You're all making the deadly sin of putting that p*ssy on a pedestal. What works is honestly not giving a damn. Once you achieve this, the women will approach you. Also, you should read the most important piece of literature a single man can read: The Ladder Theory.
This is for dating purposes I assume? Have a couple drinks. It's really tough to not be friend-zoned immediately if you come off nervous or unsure of yourself. I think drinks help, at least from what my friends have said. I've seen some ugly/fat guys charm some girls who were WAY out of their league...because they had the right walk, had the right talk, and were so smooth.
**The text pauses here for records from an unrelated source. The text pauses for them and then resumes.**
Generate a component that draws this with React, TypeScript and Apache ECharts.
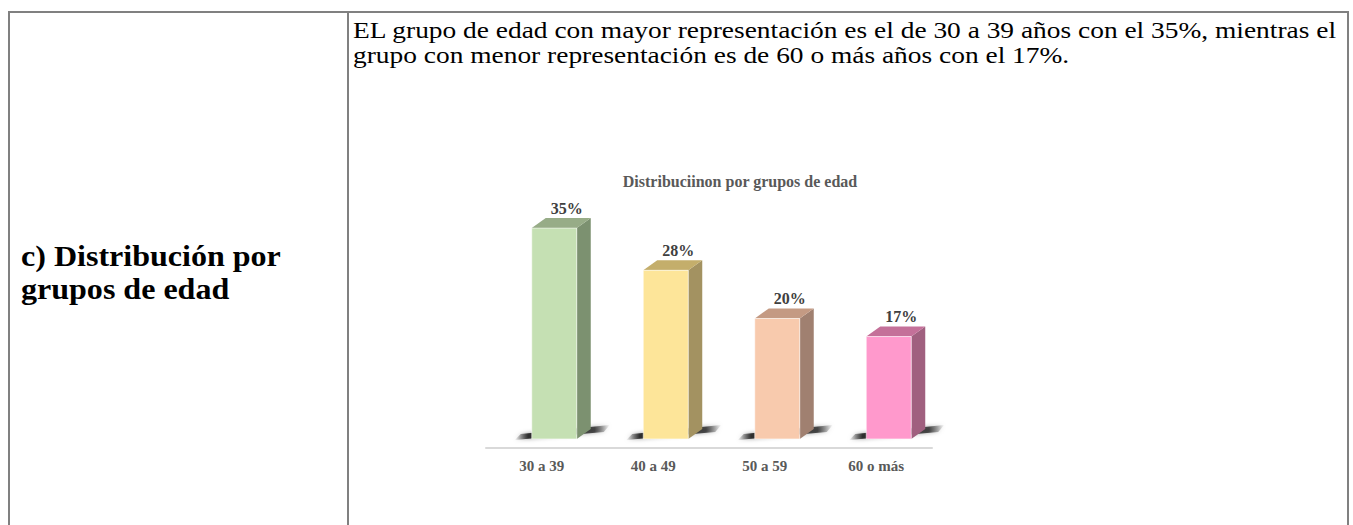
import React, { useEffect, useRef } from "react";
import * as echarts from "echarts";

const categories = ["30 a 39", "40 a 49", "50 a 59", "60 o más"];
const values = [35, 28, 20, 17];
const valueLabels = ["35%", "28%", "20%", "17%"];
const frontColors = ["#C5E0B3", "#FDE599", "#F8CAAD", "#FF99CC"];
const sideColors = ["#7C9170", "#A39261", "#A08070", "#A0607F"];
const topColors = ["#97AC87", "#C4AE6B", "#C49A83", "#C47099"];

const chartTitle = "Distribuciinon por grupos de edad";
const paragraphLines = [
  "EL grupo de edad con mayor representación es el de 30 a 39 años con el 35%, mientras el",
  "grupo con menor representación es de 60 o más años con el 17%.",
];
const sideLines = ["c) Distribución por", "grupos de edad"];

const SERIF = "Liberation Serif";

function measure(text: string, size: number, weight: string): number {
  const c = document.createElement("canvas");
  const ctx = c.getContext("2d")!;
  ctx.font = `${weight} ${size}px "${SERIF}"`;
  return ctx.measureText(text).width;
}

export default function App() {
  const ref = useRef<HTMLDivElement>(null);
  useEffect(() => {
    if (!ref.current) return;
    const chart = echarts.init(ref.current, null, { renderer: "svg" });

    const pSize = 23;
    const pScale = (1337 - 353) / measure(paragraphLines[0], pSize, "normal");

    const sSize = 29;
    const sScale = (281 - 21) / measure(sideLines[0], sSize, "bold");

    const borderColor = "#808080";
    const graphics: any[] = [
      { type: "line", shape: { x1: 8, y1: 12, x2: 1349, y2: 12 }, style: { stroke: borderColor, lineWidth: 2 } },
      { type: "line", shape: { x1: 9, y1: 12, x2: 9, y2: 525 }, style: { stroke: borderColor, lineWidth: 2 } },
      { type: "line", shape: { x1: 348, y1: 12, x2: 348, y2: 525 }, style: { stroke: borderColor, lineWidth: 2 } },
      { type: "line", shape: { x1: 1348, y1: 12, x2: 1348, y2: 525 }, style: { stroke: borderColor, lineWidth: 2 } },
      {
        type: "text", x: 740, y: 181,
        style: {
          text: chartTitle, fontFamily: SERIF, fontSize: 16, fontWeight: "bold", fill: "#595959",
          textAlign: "center", textVerticalAlign: "middle",
        },
      },
    ];
    paragraphLines.forEach((t, i) => {
      graphics.push({
        type: "text", x: 353, y: 30 + i * 25, scaleX: pScale,
        style: {
          text: t, fontFamily: SERIF, fontSize: pSize, fontWeight: "normal", fill: "#000",
          textAlign: "left", textVerticalAlign: "middle",
        },
      });
    });
    sideLines.forEach((t, i) => {
      graphics.push({
        type: "text", x: 21, y: 257 + i * 33, scaleX: sScale,
        style: {
          text: t, fontFamily: SERIF, fontSize: sSize, fontWeight: "bold", fill: "#000",
          textAlign: "left", textVerticalAlign: "middle",
        },
      });
    });

    const option: any = {
      animation: false,
      grid: { left: 486, right: 421, top: 198, bottom: 77 },
      xAxis: {
        type: "category",
        data: categories,
        axisLine: { onZero: false, lineStyle: { color: "#D9D9D9", width: 2 } },
        axisTick: { show: false },
        axisLabel: { margin: 10, fontSize: 15, fontWeight: "bold", color: "#595959", fontFamily: SERIF },
      },
      yAxis: { type: "value", min: -1.5, max: 40, show: false },
      graphic: graphics,
      series: [
        {
          type: "custom",
          data: values.map((v, i) => [i, v]),
          renderItem: (params: any, api: any) => {
            const idx = api.value(0);
            const val = api.value(1);
            const top = api.coord([idx, val]);
            const base = api.coord([idx, 0]);
            const cx = top[0];
            const w = 45, dx = 14, dy = 10;
            const x0 = cx - 10, x1 = x0 + w;
            const yt = top[1], yb = base[1];
            return {
              type: "group",
              children: [
                {
                  type: "polygon",
                  shape: {
                    points: [
                      [x0 - 17, yb + 1], [x0 - 11, yb - 5], [x1 + dx + 19, yb - dy - 4],
                      [x1 + dx + 13, yb - dy + 3],
                    ],
                  },
                  style: {
                    fill: new echarts.graphic.LinearGradient(0, 0, 1, 0, [
                      { offset: 0, color: "rgba(0,0,0,0)" },
                      { offset: 0.14, color: "rgba(0,0,0,0.75)" },
                      { offset: 0.84, color: "rgba(0,0,0,0.65)" },
                      { offset: 1, color: "rgba(0,0,0,0)" },
                    ]),
                    shadowBlur: 4,
                    shadowColor: "rgba(0,0,0,0.5)",
                  },
                },
                {
                  type: "polygon",
                  shape: { points: [[x1, yt], [x1 + dx, yt - dy], [x1 + dx, yb - dy], [x1, yb]] },
                  style: { fill: sideColors[idx] },
                },
                {
                  type: "polygon",
                  shape: { points: [[x0, yt], [x0 + dx, yt - dy], [x1 + dx, yt - dy], [x1, yt]] },
                  style: { fill: topColors[idx] },
                },
                {
                  type: "rect",
                  shape: { x: x0, y: yt, width: w, height: yb - yt },
                  style: { fill: frontColors[idx], stroke: "rgba(255,255,255,0.55)", lineWidth: 1 },
                },
                {
                  type: "text",
                  x: cx + 25,
                  y: yt - dy - 2,
                  style: {
                    text: valueLabels[idx], fontFamily: SERIF, fontSize: 16, fontWeight: "bold", fill: "#404040",
                    textAlign: "center", textVerticalAlign: "bottom",
                  },
                },
              ],
            };
          },
        },
      ],
    };
    chart.setOption(option);
    return () => chart.dispose();
  }, []);
  return (
    <div
      ref={ref}
      style={{ position: "absolute", left: 0, top: 0, width: 1353, height: 525, background: "#fff" }}
    />
  );
}
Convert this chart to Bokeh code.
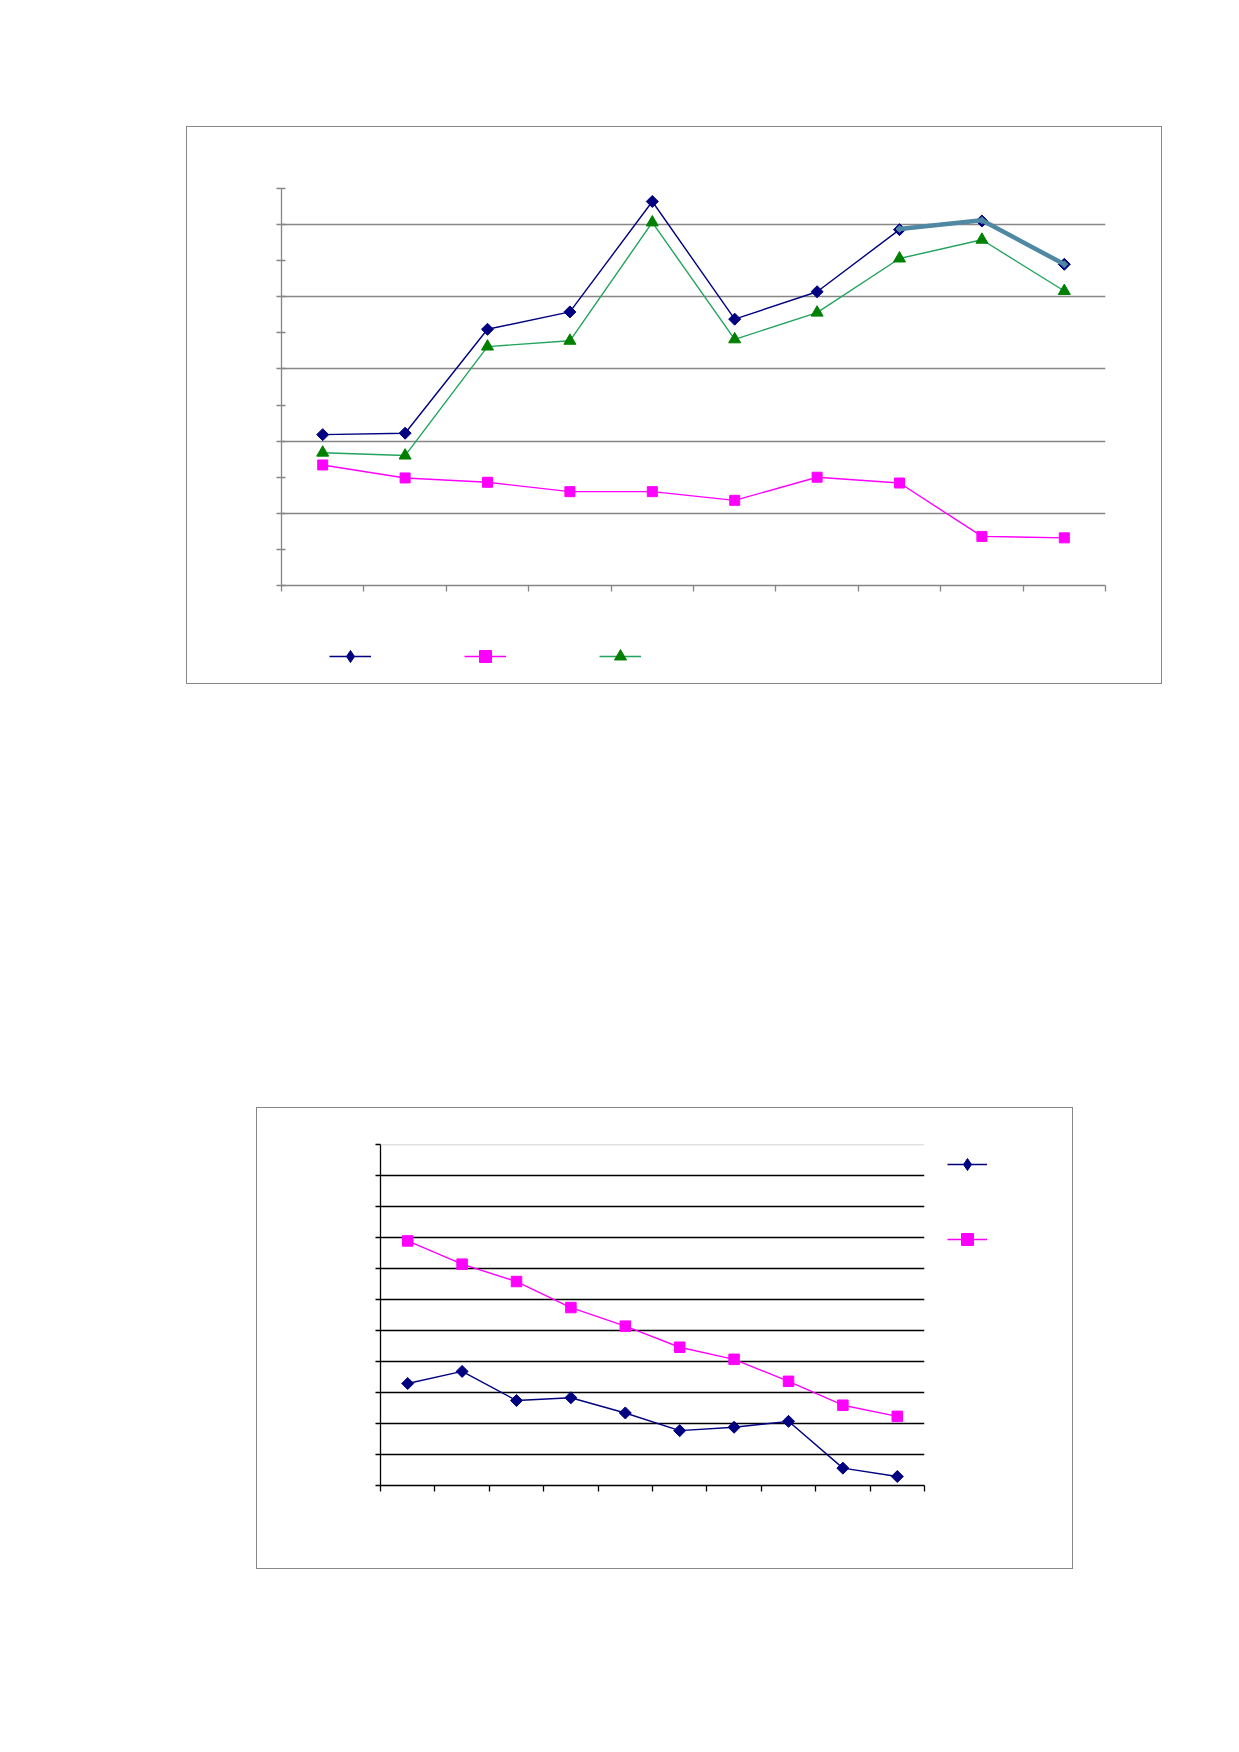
import numpy as np
from bokeh.plotting import figure
from bokeh.models import (Range1d, FixedTicker, Legend, LegendItem, Spacer, Span,
                          CustomJSTickFormatter)
from bokeh.layouts import column, row
from bokeh.embed import file_html
from bokeh.resources import INLINE

# ---------------- data ----------------
top_periods = list(range(1, 11))
top_series_a = [2.09, 2.11, 3.55, 3.79, 5.32, 3.69, 4.07, 4.93, 5.05, 4.45]
top_series_b = [1.67, 1.49, 1.43, 1.30, 1.30, 1.18, 1.50, 1.42, 0.68, 0.66]
top_series_c = [1.84, 1.80, 3.31, 3.39, 5.03, 3.41, 3.78, 4.53, 4.79, 4.08]
top_overlay_periods = [8, 9, 10]
top_overlay_values = [4.94, 5.06, 4.45]
top_y_ticks = [0, 0.5, 1, 1.5, 2, 2.5, 3, 3.5, 4, 4.5, 5, 5.5]
top_grid_values = [1, 2, 3, 4, 5]

bottom_periods = list(range(1, 11))
bottom_series_a = [3.29, 3.68, 2.74, 2.83, 2.34, 1.77, 1.88, 2.07, 0.56, 0.29]
bottom_series_b = [7.89, 7.14, 6.58, 5.74, 5.14, 4.46, 4.07, 3.36, 2.59, 2.23]
bottom_y_ticks = list(range(0, 12))
bottom_grid_values = list(range(1, 11))

NAVY = "#000080"
MAGENTA = "#FF00FF"
GREEN_FILL = "#008000"
GREEN_LINE = "#22A35E"
STEEL = "#4E88A2"
BOX = "1px solid #878787"


def xs(periods):
    return [p - 0.5 for p in periods]


def style_axes(p, color, width, y_ticks, y_in, y_out, x_out):
    for ax in (p.xaxis[0], p.yaxis[0]):
        ax.axis_line_color = color
        ax.axis_line_width = width
        ax.major_tick_line_color = color
        ax.major_tick_line_width = width
        ax.minor_tick_line_color = None
        ax.major_label_text_font_size = "0px"
        ax.major_label_standoff = 0
        ax.formatter = CustomJSTickFormatter(code="return '';")
    p.xaxis[0].ticker = FixedTicker(ticks=list(range(0, 11)))
    p.xaxis[0].major_tick_in = 0
    p.xaxis[0].major_tick_out = x_out
    p.yaxis[0].ticker = FixedTicker(ticks=y_ticks)
    p.yaxis[0].major_tick_in = y_in
    p.yaxis[0].major_tick_out = y_out


def legend_figure(w, h):
    f = figure(width=w, height=h, x_range=Range1d(0, 1), y_range=Range1d(0, 1),
               output_backend="svg", toolbar_location=None,
               x_axis_location=None, y_axis_location=None,
               min_border_left=0, min_border_right=0, min_border_top=0, min_border_bottom=0,
               outline_line_color=None, background_fill_color="white",
               border_fill_color="white")
    f.xgrid.visible = False
    f.ygrid.visible = False
    return f


def legend_entry(f, periods, values, line_color, marker, fill):
    # hidden copies of the series, used only to draw the legend swatch
    l = f.line(xs(periods), values, line_color=line_color, line_width=1.5, visible=False)
    s = f.scatter(xs(periods), values, marker=marker, fill_color=fill, line_color=fill,
                  visible=False)
    return LegendItem(label=" ", renderers=[l, s])


# ---------------- top chart ----------------
p1 = figure(width=974, height=488, x_range=Range1d(0, 10), y_range=Range1d(0, 5.5),
            output_backend="svg", toolbar_location=None,
            min_border_left=94, min_border_right=56, min_border_top=61, min_border_bottom=30,
            outline_line_color=None, background_fill_color="white",
            border_fill_color="white")
style_axes(p1, "#868686", 1.3, top_y_ticks, 4, 5, 6)
p1.xgrid.visible = False
p1.ygrid.ticker = FixedTicker(ticks=top_grid_values)
p1.ygrid.grid_line_color = "#868686"
p1.ygrid.grid_line_width = 1.3

p1.line(xs(top_periods), top_series_a, line_color=NAVY, line_width=1.4)
p1.scatter(xs(top_periods), top_series_a, marker="square", angle=np.pi / 4, size=8.5,
           fill_color=NAVY, line_color=NAVY)
p1.line(xs(top_periods), top_series_b, line_color=MAGENTA, line_width=1.4)
p1.scatter(xs(top_periods), top_series_b, marker="square", size=10,
           fill_color=MAGENTA, line_color=MAGENTA)
p1.line(xs(top_periods), top_series_c, line_color=GREEN_LINE, line_width=1.4)
p1.scatter(xs(top_periods), top_series_c, marker="triangle", size=12,
           fill_color=GREEN_FILL, line_color=GREEN_FILL)
p1.line(xs(top_overlay_periods), top_overlay_values, line_color=STEEL, line_width=4.5)
p1.scatter(xs(top_overlay_periods), top_overlay_values, marker="square", angle=np.pi / 4,
           size=5, fill_color=STEEL, line_color=STEEL)

p1leg = legend_figure(974, 68)
leg1 = Legend(items=[legend_entry(p1leg, top_periods, top_series_a, NAVY, "diamond", NAVY),
                     legend_entry(p1leg, top_periods, top_series_b, MAGENTA, "square", MAGENTA),
                     legend_entry(p1leg, top_periods, top_series_c, GREEN_LINE, "triangle", GREEN_FILL)],
              orientation="horizontal", location=(48, 12),
              glyph_width=42, glyph_height=30, label_height=30, label_width=20,
              label_standoff=5, spacing=68, padding=0, margin=0,
              border_line_color=None, background_fill_alpha=0, inactive_fill_alpha=0)
p1leg.add_layout(leg1)

# ---------------- bottom chart ----------------
p2 = figure(width=672, height=460, x_range=Range1d(0, 10), y_range=Range1d(0, 11),
            output_backend="svg", toolbar_location=None,
            min_border_left=123, min_border_right=5, min_border_top=36, min_border_bottom=83,
            outline_line_color=None, background_fill_color="white",
            border_fill_color="white")
style_axes(p2, "#000000", 1.3, bottom_y_ticks, 0, 5, 6)
p2.xgrid.visible = False
p2.ygrid.ticker = FixedTicker(ticks=bottom_grid_values)
p2.ygrid.grid_line_color = "#000000"
p2.ygrid.grid_line_width = 1.5
p2.add_layout(Span(location=11, dimension="width", line_color="#c4c4c4", line_width=1.5))

p2.line(xs(bottom_periods), bottom_series_a, line_color=NAVY, line_width=1.4)
p2.scatter(xs(bottom_periods), bottom_series_a, marker="square", angle=np.pi / 4, size=8.5,
           fill_color=NAVY, line_color=NAVY)
p2.line(xs(bottom_periods), bottom_series_b, line_color=MAGENTA, line_width=1.4)
p2.scatter(xs(bottom_periods), bottom_series_b, marker="square", size=10.5,
           fill_color=MAGENTA, line_color=MAGENTA)

p2leg = legend_figure(143, 460)
leg2 = Legend(items=[legend_entry(p2leg, bottom_periods, bottom_series_a, NAVY, "diamond", NAVY),
                     legend_entry(p2leg, bottom_periods, bottom_series_b, MAGENTA, "square", MAGENTA)],
              orientation="vertical", location=(18, 231),
              glyph_width=40, glyph_height=30, label_height=30, label_width=20,
              label_standoff=5, spacing=45, padding=0, margin=0,
              border_line_color=None, background_fill_alpha=0, inactive_fill_alpha=0)
p2leg.add_layout(leg2)

box1 = column(p1, p1leg, styles={"border": BOX})
box2 = row(p2, p2leg, styles={"border": BOX})

layout = column(
    Spacer(height=126),
    row(Spacer(width=186), box1),
    Spacer(height=423),
    row(Spacer(width=256), box2),
)

open("out.html", "w").write(file_html(layout, INLINE))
An old coworker comes to mind...he got SO MUCH p#ssy simply by saying something that he KNOWS will interest a girl or get her attention, and then acting like he's not that interested in talking to her...he said that works a ton of the time. Basically you just want to implant that desire to talk to you more...that desire which is opposite of the "friend zone," because you're not catering to her whims. You can't throw all of your attention on her. Just don't make it obvious you're looking for anything. Just be cool, collected, and talk about stuff that really interests you. That gets a girl's attention and will actually pique her interest.
Yet again FB shows that she's the most grounded woman on this BBS (And why FFB hates her- his bulsh doesn't work on her- she doesn't buy it).